Class sizes will be capped at 21 students from Class 1 to Class 10 in order to optimise attainment, progress and development for students through increased versatility of teaching strategies in organising learners and optimising the quantity and quality of feedback that students receive.

One of the cornerstones of Steiner Waldorf education over the past 100 years has been the Main Lesson, a daily 2 hour lesson delivered for a period of 3 or 4 weeks each across the year. Each Main Lesson focuses on a particular subject that is explored and then left to ‘sleep’ – to rest in a process of both depth and block learning. It encapsulates the learning strategy of ‘quest.’ Waldorf education is renowned for promoting a response to younger children’s questions about the world with a mantra of ‘Well I wonder….’ encouraging ongoing exploration rather than just sharing information. In later years, this approach becomes the heavy lifting of inquiry-based learning.

Our qualifications offer at KS4 Year 11 (Class 10) will be built around the English Baccalaureate (EBacc) core subjects of English, Maths, Humanities (History or Geography), Science (triple award) and a Modern Foreign Language. Mandarin Chinese and Spanish are the school’s chosen Modern Foreign Languages (the two most spoken languages worldwide), present within Wynstones’ curriculum as a worldview as well as a means of communication. These are taught from Class 1 with songs and rhymes to Class 10 for GCSE (Chinese from 2021, Spanish from 2022).

Our curriculum provides consistent opportunities for individual project-based work that enables students to further discover their interests and strengths, extending their learning and work towards developing and achieving their goals through learning skills and dispositions including independence, persistence and resilience.
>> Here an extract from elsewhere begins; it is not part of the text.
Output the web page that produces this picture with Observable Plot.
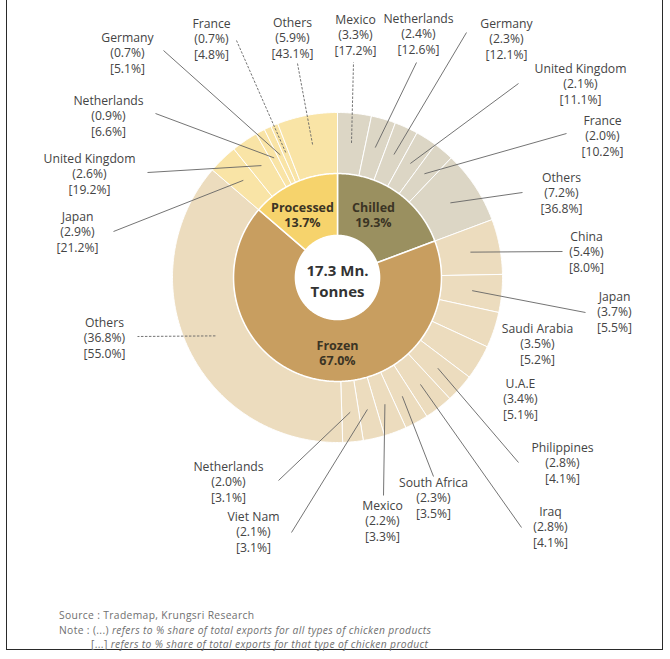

Our curriculum benchmarks and references (but does not follow) the National Curriculum, in order to ensure comparable attainment at standard transition points which, where relevant, affords a smooth transition from Wynstones to a National Curriculum school.

Our curriculum is purposefully unplugged in Early Years (ICT is used only to ensure inclusion and equality), with a gradual introduction of computing alongside its antecedent craft skills (e.g. knitting then coding before office ICT) so that students become conscious users of a range of technologies rather than unconscious consumers, with technology taught sequentially from simple machines to increasingly complex ICT and digital media.

Our healthy relationships, health and sex education curriculum conforms to statutory guidance, is benchmarked according to NSPCC standards (which are available to view here) and is fully consulted on with our parent body.

The school’s Futures and Horizons careers curriculum is contextualized within students’ developing experience of the world. It achieves the Gatsby Benchmarks and is carefully planned to ensure a range of encounters with employers and employees from Class 5, with meaningful work present earlier (e.g. knitting in Class 1 and Building & Farming in Class 3). From Class 7 onwards, students are provided with independent, impartial and individual careers guidance, and are introduced to a range of further and higher education options. Tailored work experience placements in C10 allows older students to have direct experience of the workplace.